De bondigste uitdrukking voor dit waarheidsbesef vindt Heidegger in de Griekse term voor waarheid: ‘aletheia’, letterlijk vertaald ‘on-verborgenheid’. Waarheid is bevochten op de verborgenheid, hetzij doordat een zijnde zich toont, te voorschijn komt, hetzij doordat het te voorschijn wordt gebracht, onthuld. In elk geval is het een soort strijd die hier plaatsvindt. De mens bezit geen onwrikbare waarheden, maar hij staat – onwrikbaar – in een verhouding tot de waarheid, die dat spel van verbergen en onthullen, te voorschijn treden en verdwijnen, er-zijn en weg-zijn teweegbrengt.

Deze overwegingen moeten tot de conclusie leiden dat er geen metahistorisch waarheidscriterium kan bestaan, er is alleen een waarheidsgebeuren en dat wil zeggen: een geschiedenis van zijnsontwerpen.

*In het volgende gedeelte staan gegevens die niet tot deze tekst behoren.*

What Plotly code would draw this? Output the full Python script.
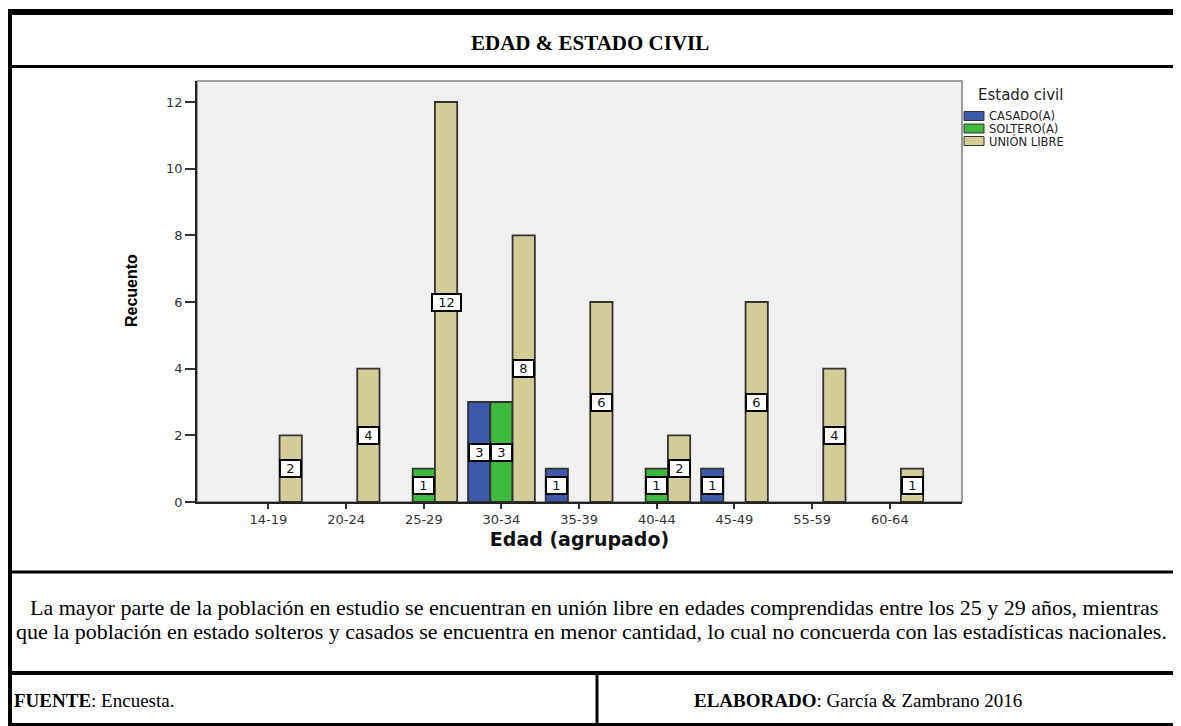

Maar die geschiedenis is identiek met de geschiedenis van de leidende paradigma’s van de culturele tijdperken en beschavingstypen. Zo wordt de moderne tijd bepaald door haar zijnsontwerp van de natuur.

“Het beslissende wat er is gebeurd, is dat er een ontwerp werd uitgevoerd, waardoor in een sprong vooruit werd omgrensd wat voortaan eigenlijk onder natuur en natuurproces dient te worden verstaan: een tijd-ruimtelijk bepaalde bewegingssamenhang van massapunten.”

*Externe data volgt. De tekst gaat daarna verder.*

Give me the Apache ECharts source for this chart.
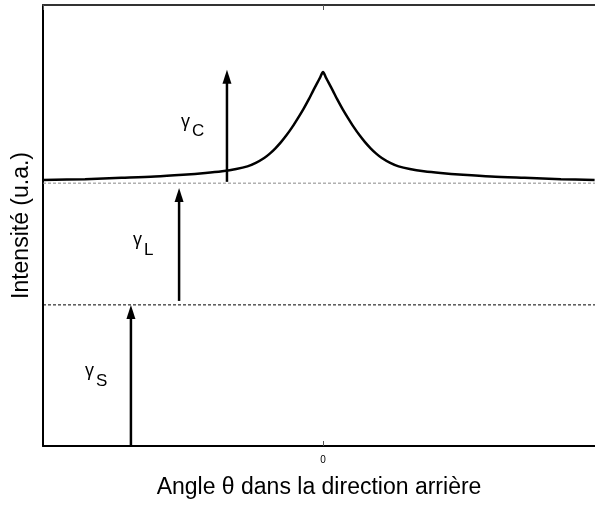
<!DOCTYPE html>
<html>
<head>
<meta charset="utf-8">
<script src="https://cdn.jsdelivr.net/npm/echarts@6/dist/echarts.min.js"></script>
<style>
  html, body { margin: 0; padding: 0; background: #fff; }
  #chart { width: 595px; height: 506px; }
</style>
</head>
<body>
<div id="chart"></div>
<script>
  // courbe d'intensite (cone de retrodiffusion), angle en unites arbitraires
  var curveX = [-1, -0.85, -0.72, -0.6, -0.5, -0.42, -0.36, -0.31, -0.27, -0.24, -0.21, -0.19, -0.17, -0.15,
                -0.13, -0.11, -0.09, -0.07, -0.05, -0.035, -0.02, -0.01, 0,
                0.01, 0.02, 0.035, 0.05, 0.07, 0.09, 0.11, 0.13, 0.15, 0.17, 0.19, 0.21, 0.24, 0.27,
                0.31, 0.36, 0.42, 0.5, 0.6, 0.72, 0.85, 0.97]
  var curveY = [60.3, 60.5, 60.8, 61.1, 61.5, 61.9, 62.3, 62.8, 63.4, 64.2, 65.3, 66.3, 67.5, 68.9,
                70.5, 72.3, 74.3, 76.4, 78.7, 80.6, 82.4, 83.6, 84.8,
                83.6, 82.4, 80.6, 78.7, 76.4, 74.3, 72.3, 70.5, 68.9, 67.5, 66.3, 65.3, 64.2, 63.4,
                62.8, 62.3, 61.9, 61.5, 61.1, 60.8, 60.5, 60.3]

  // niveaux en pointilles
  var levelGray = 59.6
  var levelBlack = 32.0

  // fleches gamma : position, depart, arrivee
  var arrowNames = ['S', 'L', 'C']
  var arrowX = [-0.686, -0.514, -0.343]
  var arrowFrom = [0, 32.9, 59.9]
  var arrowTo = [32.0, 58.5, 85.3]

  var xMin = -1
  var xMax = 0.9714

  var dom = echarts.init(document.getElementById('chart'))

  function renderArrow (params, api) {
    var base = api.coord([api.value(0), api.value(1)])
    var tip = api.coord([api.value(0), api.value(2)])
    var head = 14
    var hw = 4.5
    var mid = (base[1] + tip[1]) / 2
    var sub = arrowNames[params.dataIndex]
    return {
      type: 'group',
      children: [
        {
          type: 'line',
          shape: { x1: base[0], y1: base[1], x2: tip[0], y2: tip[1] + head - 2 },
          style: { stroke: '#000', lineWidth: 2.5 }
        },
        {
          type: 'polygon',
          shape: { points: [[tip[0], tip[1]], [tip[0] - hw, tip[1] + head], [tip[0] + hw, tip[1] + head]] },
          style: { fill: '#000' }
        },
        {
          type: 'text',
          x: tip[0] - 46,
          y: mid - 13,
          style: { text: 'γ', font: '18px "Liberation Sans"', fill: '#000', align: 'left', verticalAlign: 'top' }
        },
        {
          type: 'text',
          x: tip[0] - 35,
          y: mid - 3,
          style: { text: sub, font: '17px "Liberation Sans"', fill: '#000', align: 'left', verticalAlign: 'top' }
        }
      ]
    }
  }

  const option = {
    animation: false,
    textStyle: { fontFamily: 'Liberation Sans' },
    grid: { left: 43, top: 5, right: 0, height: 441 },
    xAxis: [
      {
        type: 'value',
        min: xMin,
        max: xMax,
        interval: 1,
        position: 'bottom',
        axisLine: { onZero: false, lineStyle: { color: '#000', width: 2 } },
        axisTick: { inside: true, length: 5, lineStyle: { color: '#555', width: 1 } },
        axisLabel: { showMinLabel: false, showMaxLabel: false, fontSize: 10, color: '#000', margin: 9 },
        splitLine: { show: false },
        name: 'Angle θ dans la direction arrière',
        nameLocation: 'middle',
        nameGap: 30,
        nameTextStyle: { fontSize: 23, color: '#000' }
      },
      {
        type: 'value',
        min: xMin,
        max: xMax,
        interval: 1,
        position: 'top',
        axisLine: { onZero: false, lineStyle: { color: '#333', width: 2 } },
        axisTick: { inside: true, length: 5, lineStyle: { color: '#555', width: 1 } },
        axisLabel: { show: false },
        splitLine: { show: false }
      }
    ],
    yAxis: {
      type: 'value',
      min: 0,
      max: 100,
      axisLine: { show: true, onZero: false, lineStyle: { color: '#000', width: 2 } },
      axisTick: { show: false },
      axisLabel: { show: false },
      splitLine: { show: false },
      name: 'Intensité (u.a.)',
      nameLocation: 'middle',
      nameGap: 10,
      nameTextStyle: { fontSize: 23, color: '#000' }
    },
    series: [
      {
        type: 'line',
        data: [[xMin, levelGray], [xMax, levelGray]],
        symbol: 'none',
        lineStyle: { color: '#888', width: 1, type: [3, 2] },
        z: 1
      },
      {
        type: 'line',
        data: [[xMin, levelBlack], [xMax, levelBlack]],
        symbol: 'none',
        lineStyle: { color: '#000', width: 1, type: [3, 2] },
        z: 1
      },
      {
        type: 'line',
        data: curveX.map(function (x, i) { return [x, curveY[i]] }),
        symbol: 'none',
        smooth: 0.3,
        lineStyle: { color: '#000', width: 2.5 },
        z: 3
      },
      {
        type: 'custom',
        renderItem: renderArrow,
        data: arrowX.map(function (x, i) { return [x, arrowFrom[i], arrowTo[i]] }),
        z: 4
      }
    ]
  }

  dom.setOption(option)
</script>
</body>
</html>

(Martin Heidegger, Vom Wesen der Wahrheit)

Natuur wordt een voorwerp van berekening en de mens ziet zichzelf als een ding te midden van de dingen; de aandacht beperkt zich tot aspecten van de wereld die op de een of andere manier beheersbaar en manipuleerbaar lijken.

Heidegger geeft toe dat bij Plato de grondervaring van de ‘aletheia’, opgevat als openend waarheidsgebeuren (zonder ‘objectieve’ waarheid) al krachteloos begon te worden en al werd omgevormd tot de gebruikelijke opvatting van het wezen van de waarheid als juistheid van uitspraken.

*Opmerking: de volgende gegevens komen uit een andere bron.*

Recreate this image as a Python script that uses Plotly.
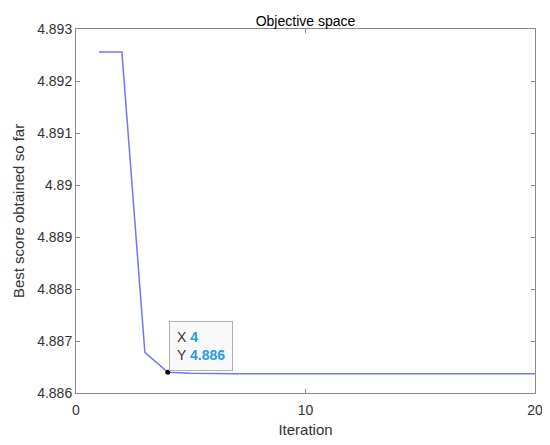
import plotly.graph_objects as go

# convergence curve
iterations = list(range(1, 21))
best_score = [4.89256, 4.89256, 4.88678, 4.88640, 4.88638, 4.88637, 4.88637,
              4.88637, 4.88637, 4.88637, 4.88637, 4.88637, 4.88637, 4.88637,
              4.88637, 4.88637, 4.88637, 4.88637, 4.88637, 4.88637]

y_tickvals = [4.886, 4.887, 4.888, 4.889, 4.890, 4.891, 4.892, 4.893]
y_ticktext = ["4.886", "4.887", "4.888", "4.889", "4.89", "4.891", "4.892", "4.893"]
x_tickvals = [0, 10, 20]

tip_x = 4
tip_y = best_score[3]

axis_color = "#8a8a8a"
font_color = "#333333"

fig = go.Figure()

fig.add_trace(go.Scatter(
    x=iterations,
    y=best_score,
    mode="lines",
    line=dict(color="#7474fa", width=1.5),
    showlegend=False
))

fig.add_trace(go.Scatter(
    x=[tip_x],
    y=[tip_y],
    mode="markers",
    marker=dict(color="black", size=5),
    showlegend=False
))

fig.add_annotation(
    x=tip_x, y=tip_y,
    text="X <span style='color:#1e9bf0'><b>4</b></span><br>"
         "Y <span style='color:#1e9bf0'><b>4.886</b></span>",
    showarrow=False,
    xanchor="left", yanchor="bottom",
    xshift=1, yshift=1,
    align="left",
    font=dict(family="Liberation Sans, Arial", size=14, color="#333333"),
    bgcolor="#f9f9fb",
    bordercolor="#b0b0b0",
    borderwidth=1,
    borderpad=7
)

# page body has an 8px margin, so the figure is drawn 8px smaller
fig.update_layout(
    width=542,
    height=437,
    title=dict(
        text="Objective space",
        x=0.5 + (68 - 15) / 2 / 542,
        xanchor="center",
        y=1 - 13 / 437,
        yanchor="middle",
        font=dict(size=14, color="#000000")
    ),
    font=dict(family="Liberation Sans, Arial", size=14, color=font_color),
    xaxis=dict(
        range=[0, 20],
        tickvals=x_tickvals,
        ticks="inside",
        ticklen=4,
        tickcolor=axis_color,
        showline=True,
        linecolor=axis_color,
        linewidth=1,
        mirror="ticks",
        showgrid=False,
        zeroline=False,
        automargin=False,
        ticklabelstandoff=4,
        title=dict(text="Iteration", standoff=7, font=dict(size=15))
    ),
    yaxis=dict(
        range=[4.886, 4.893],
        tickvals=y_tickvals,
        ticktext=y_ticktext,
        ticks="inside",
        ticklen=4,
        tickcolor=axis_color,
        showline=True,
        linecolor=axis_color,
        linewidth=1,
        mirror="ticks",
        showgrid=False,
        zeroline=False,
        automargin=False,
        title=dict(text="Best score obtained so far", standoff=8, font=dict(size=15))
    ),
    margin=dict(l=68, r=15, t=21, b=52),
    plot_bgcolor="white",
    paper_bgcolor="white"
)

fig.write_html("out.html")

Binnen de grot van Plato wachten ons de Ideeën als constituenten van een stralende – en verblindende – wereld van theoretische structuren. Alles is in dit felle licht zo volmaakt als de wiskunde. Maar mensen zijn geen engelen en kunnen in dit zonovergoten landschap niet leven: ze moeten terug naar de grijze werkelijkheid, en deze is alleen in de grot te vinden.